• **Exercise description**: Pictures stay out of the copy; restate everything else in the material exactly.

• **Collected data**:
——
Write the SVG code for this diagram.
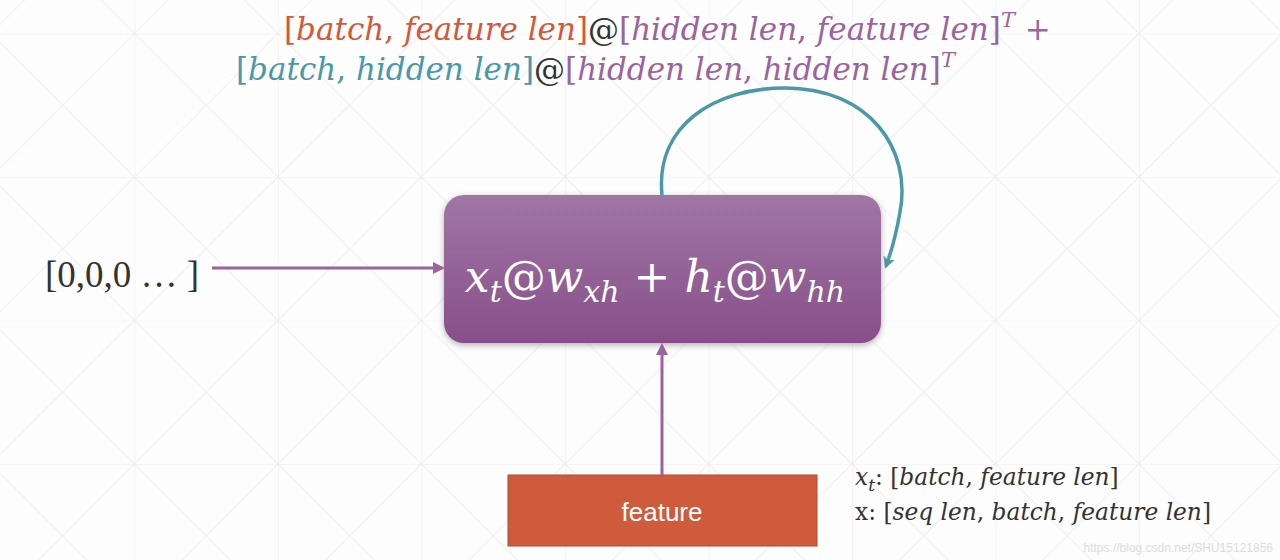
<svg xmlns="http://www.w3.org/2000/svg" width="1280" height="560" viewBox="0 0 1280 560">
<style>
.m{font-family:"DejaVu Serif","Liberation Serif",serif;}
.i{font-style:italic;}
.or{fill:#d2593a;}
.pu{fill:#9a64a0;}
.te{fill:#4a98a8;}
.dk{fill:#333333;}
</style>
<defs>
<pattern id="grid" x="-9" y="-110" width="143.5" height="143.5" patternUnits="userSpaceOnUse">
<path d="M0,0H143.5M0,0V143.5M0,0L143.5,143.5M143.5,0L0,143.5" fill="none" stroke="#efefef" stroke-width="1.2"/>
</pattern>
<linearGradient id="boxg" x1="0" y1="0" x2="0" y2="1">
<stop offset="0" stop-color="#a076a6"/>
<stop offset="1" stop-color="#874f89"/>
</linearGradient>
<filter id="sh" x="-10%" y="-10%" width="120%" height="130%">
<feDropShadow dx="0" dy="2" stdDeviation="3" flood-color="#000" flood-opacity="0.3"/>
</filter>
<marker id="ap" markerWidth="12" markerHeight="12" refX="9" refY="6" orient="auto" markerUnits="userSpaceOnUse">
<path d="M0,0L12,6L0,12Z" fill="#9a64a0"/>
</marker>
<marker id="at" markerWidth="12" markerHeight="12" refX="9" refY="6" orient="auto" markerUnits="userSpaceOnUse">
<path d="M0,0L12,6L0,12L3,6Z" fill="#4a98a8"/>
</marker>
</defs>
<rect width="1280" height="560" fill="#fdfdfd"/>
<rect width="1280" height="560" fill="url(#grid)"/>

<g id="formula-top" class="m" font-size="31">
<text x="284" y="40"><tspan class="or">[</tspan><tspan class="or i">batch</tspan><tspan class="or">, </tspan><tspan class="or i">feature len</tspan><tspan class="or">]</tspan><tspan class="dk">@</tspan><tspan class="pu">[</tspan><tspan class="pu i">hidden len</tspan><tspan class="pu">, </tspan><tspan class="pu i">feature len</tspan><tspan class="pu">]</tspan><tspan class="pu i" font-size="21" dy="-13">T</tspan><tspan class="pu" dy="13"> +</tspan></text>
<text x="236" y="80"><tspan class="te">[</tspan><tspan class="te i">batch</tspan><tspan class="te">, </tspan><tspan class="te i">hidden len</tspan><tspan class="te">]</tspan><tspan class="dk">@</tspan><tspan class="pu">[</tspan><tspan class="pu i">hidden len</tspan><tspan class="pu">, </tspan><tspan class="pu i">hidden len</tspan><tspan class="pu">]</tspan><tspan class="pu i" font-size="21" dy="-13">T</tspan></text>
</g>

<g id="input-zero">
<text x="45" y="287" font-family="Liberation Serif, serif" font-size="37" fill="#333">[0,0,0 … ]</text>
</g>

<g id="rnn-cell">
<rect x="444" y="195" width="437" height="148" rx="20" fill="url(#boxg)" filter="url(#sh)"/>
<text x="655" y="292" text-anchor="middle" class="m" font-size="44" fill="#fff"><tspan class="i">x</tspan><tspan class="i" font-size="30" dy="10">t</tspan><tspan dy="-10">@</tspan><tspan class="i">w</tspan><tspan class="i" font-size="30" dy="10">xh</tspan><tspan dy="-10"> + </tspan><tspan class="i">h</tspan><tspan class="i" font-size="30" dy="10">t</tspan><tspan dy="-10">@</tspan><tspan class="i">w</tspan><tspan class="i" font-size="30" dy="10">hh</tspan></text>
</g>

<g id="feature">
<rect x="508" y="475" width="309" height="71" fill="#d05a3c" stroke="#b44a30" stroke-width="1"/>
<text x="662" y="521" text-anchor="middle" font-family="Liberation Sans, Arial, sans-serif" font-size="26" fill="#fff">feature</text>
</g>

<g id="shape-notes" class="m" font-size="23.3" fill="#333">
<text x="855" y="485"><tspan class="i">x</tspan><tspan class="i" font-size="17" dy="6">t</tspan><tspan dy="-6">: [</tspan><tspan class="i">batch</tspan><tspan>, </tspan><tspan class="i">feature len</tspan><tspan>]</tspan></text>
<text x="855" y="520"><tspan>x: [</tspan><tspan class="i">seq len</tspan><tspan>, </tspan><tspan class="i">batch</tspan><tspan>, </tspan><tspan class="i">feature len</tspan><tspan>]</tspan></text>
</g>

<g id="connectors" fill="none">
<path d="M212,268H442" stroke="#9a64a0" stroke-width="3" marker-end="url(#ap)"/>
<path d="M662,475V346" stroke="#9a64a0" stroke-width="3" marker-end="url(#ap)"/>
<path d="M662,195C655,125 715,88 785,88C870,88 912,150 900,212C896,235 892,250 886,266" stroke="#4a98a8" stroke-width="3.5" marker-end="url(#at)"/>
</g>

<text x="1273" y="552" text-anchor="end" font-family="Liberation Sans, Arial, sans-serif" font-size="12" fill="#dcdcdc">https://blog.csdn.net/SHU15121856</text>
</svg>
——
• **Exercise result**:
Write the SVG code for this diagram.
<svg xmlns="http://www.w3.org/2000/svg" width="1280" height="560" viewBox="0 0 1280 560">
<style>
.m{font-family:"DejaVu Serif","Liberation Serif",serif;}
.i{font-style:italic;}
.or{fill:#d2593a;}
.pu{fill:#9a64a0;}
.te{fill:#4a98a8;}
.dk{fill:#333333;}
</style>
<defs>
<pattern id="grid" x="-9" y="-110" width="143.5" height="143.5" patternUnits="userSpaceOnUse">
<path d="M0,0H143.5M0,0V143.5M0,0L143.5,143.5M143.5,0L0,143.5" fill="none" stroke="#efefef" stroke-width="1.2"/>
</pattern>
<linearGradient id="boxg" x1="0" y1="0" x2="0" y2="1">
<stop offset="0" stop-color="#a076a6"/>
<stop offset="1" stop-color="#874f89"/>
</linearGradient>
<filter id="sh" x="-10%" y="-10%" width="120%" height="130%">
<feDropShadow dx="0" dy="2" stdDeviation="3" flood-color="#000" flood-opacity="0.3"/>
</filter>
<marker id="ap" markerWidth="12" markerHeight="12" refX="9" refY="6" orient="auto" markerUnits="userSpaceOnUse">
<path d="M0,0L12,6L0,12Z" fill="#9a64a0"/>
</marker>
<marker id="at" markerWidth="12" markerHeight="12" refX="9" refY="6" orient="auto" markerUnits="userSpaceOnUse">
<path d="M0,0L12,6L0,12L3,6Z" fill="#4a98a8"/>
</marker>
</defs>
<rect width="1280" height="560" fill="#fdfdfd"/>
<rect width="1280" height="560" fill="url(#grid)"/>

<g id="formula-top" class="m" font-size="31">
<text x="284" y="40"><tspan class="or">[</tspan><tspan class="or i">batch</tspan><tspan class="or">, </tspan><tspan class="or i">feature len</tspan><tspan class="or">]</tspan><tspan class="dk">@</tspan><tspan class="pu">[</tspan><tspan class="pu i">hidden len</tspan><tspan class="pu">, </tspan><tspan class="pu i">feature len</tspan><tspan class="pu">]</tspan><tspan class="pu i" font-size="21" dy="-13">T</tspan><tspan class="pu" dy="13"> +</tspan></text>
<text x="236" y="80"><tspan class="te">[</tspan><tspan class="te i">batch</tspan><tspan class="te">, </tspan><tspan class="te i">hidden len</tspan><tspan class="te">]</tspan><tspan class="dk">@</tspan><tspan class="pu">[</tspan><tspan class="pu i">hidden len</tspan><tspan class="pu">, </tspan><tspan class="pu i">hidden len</tspan><tspan class="pu">]</tspan><tspan class="pu i" font-size="21" dy="-13">T</tspan></text>
</g>

<g id="input-zero">
<text x="45" y="287" font-family="Liberation Serif, serif" font-size="37" fill="#333">[0,0,0 … ]</text>
</g>

<g id="rnn-cell">
<rect x="444" y="195" width="437" height="148" rx="20" fill="url(#boxg)" filter="url(#sh)"/>
<text x="655" y="292" text-anchor="middle" class="m" font-size="44" fill="#fff"><tspan class="i">x</tspan><tspan class="i" font-size="30" dy="10">t</tspan><tspan dy="-10">@</tspan><tspan class="i">w</tspan><tspan class="i" font-size="30" dy="10">xh</tspan><tspan dy="-10"> + </tspan><tspan class="i">h</tspan><tspan class="i" font-size="30" dy="10">t</tspan><tspan dy="-10">@</tspan><tspan class="i">w</tspan><tspan class="i" font-size="30" dy="10">hh</tspan></text>
</g>

<g id="feature">
<rect x="508" y="475" width="309" height="71" fill="#d05a3c" stroke="#b44a30" stroke-width="1"/>
<text x="662" y="521" text-anchor="middle" font-family="Liberation Sans, Arial, sans-serif" font-size="26" fill="#fff">feature</text>
</g>

<g id="shape-notes" class="m" font-size="23.3" fill="#333">
<text x="855" y="485"><tspan class="i">x</tspan><tspan class="i" font-size="17" dy="6">t</tspan><tspan dy="-6">: [</tspan><tspan class="i">batch</tspan><tspan>, </tspan><tspan class="i">feature len</tspan><tspan>]</tspan></text>
<text x="855" y="520"><tspan>x: [</tspan><tspan class="i">seq len</tspan><tspan>, </tspan><tspan class="i">batch</tspan><tspan>, </tspan><tspan class="i">feature len</tspan><tspan>]</tspan></text>
</g>

<g id="connectors" fill="none">
<path d="M212,268H442" stroke="#9a64a0" stroke-width="3" marker-end="url(#ap)"/>
<path d="M662,475V346" stroke="#9a64a0" stroke-width="3" marker-end="url(#ap)"/>
<path d="M662,195C655,125 715,88 785,88C870,88 912,150 900,212C896,235 892,250 886,266" stroke="#4a98a8" stroke-width="3.5" marker-end="url(#at)"/>
</g>

<text x="1273" y="552" text-anchor="end" font-family="Liberation Sans, Arial, sans-serif" font-size="12" fill="#dcdcdc">https://blog.csdn.net/SHU15121856</text>
</svg>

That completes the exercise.